Buying local as a partial counterweight
No individual purchasing decision reverses large structural trends. But the aggregate effect of many buyers choosing local sources consistently adds up. When enough people in a region buy from local farms, those farms grow. They hire more people. They buy more inputs locally. They generate more tax revenue locally. They anchor more economic activity in the region.
This is not a claim that buying local solves every economic problem or that local farms are universally superior in every dimension. It is simply a description of how money flows differently depending on its destination.
The role of direct-to-consumer commerce
One reason direct-to-consumer farm sales matter economically is that they compress the supply chain. When a buyer purchases directly from the producer, the layers of margin that would otherwise go to brokers, processors, and retailers instead stay with the person who grew the food. This improves farm economics without requiring any subsidy — just a more direct transaction.

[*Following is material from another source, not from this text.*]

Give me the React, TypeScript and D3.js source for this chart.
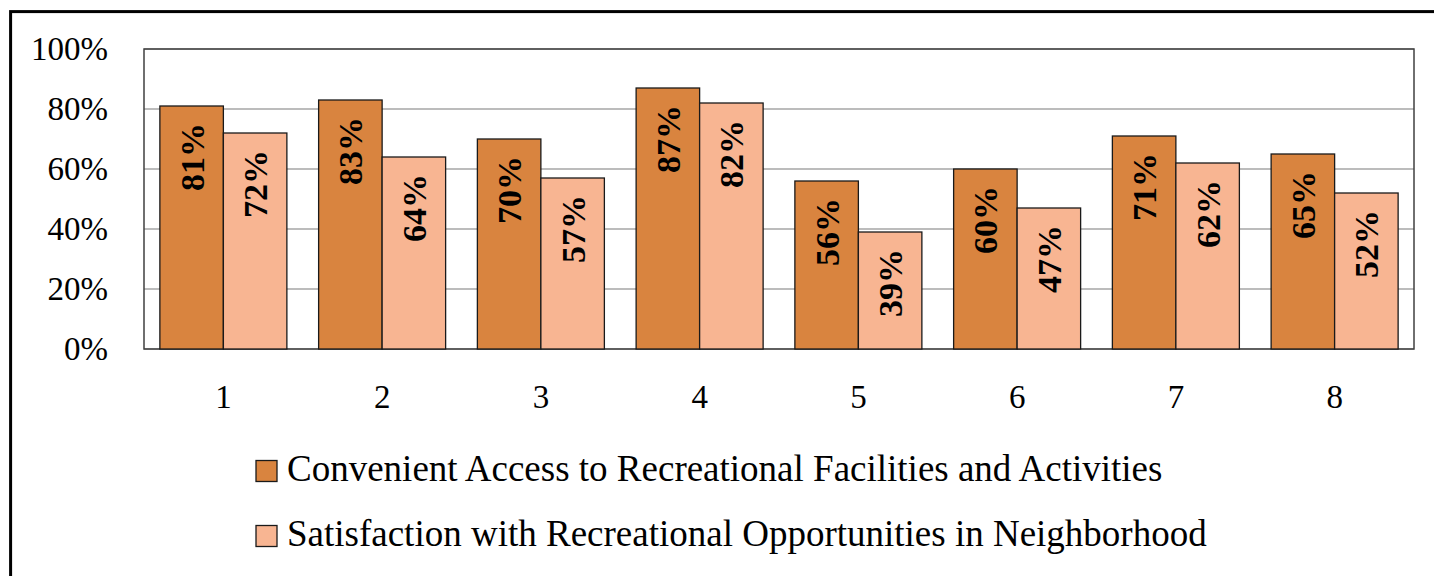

Direct commerce also gives producers more reliable pricing information and more control over their own revenue, which supports better planning and investment at the farm level.
What this means for your food choices
You do not need to romanticize local food purchases to appreciate the economic logic. Buying from a local producer is, among other things, a choice to direct purchasing power toward businesses embedded in your region — businesses whose revenues, wages, and purchases circulate in your local economy rather than dispersing immediately to distant headquarters.
That circulation may be the most durable economic argument for supporting local food systems. It is not about sentiment. It is about where the money goes.
Thinking at the community level
Individual purchases matter, but the bigger picture is communal. When a critical mass of buyers in a region regularly directs food spending toward local producers, it creates a self-reinforcing cycle: farms grow, employment grows, local supplier networks grow, and the case for new producers entering the market strengthens. Communities that have maintained or rebuilt local food networks report more economic resilience during disruptions — because supply chains rooted locally are not as vulnerable to distant shocks.
Understanding how food dollars circulate is one way to see your grocery choices as something more than a personal transaction. It is also a small vote for the kind of local economy you want to participate in.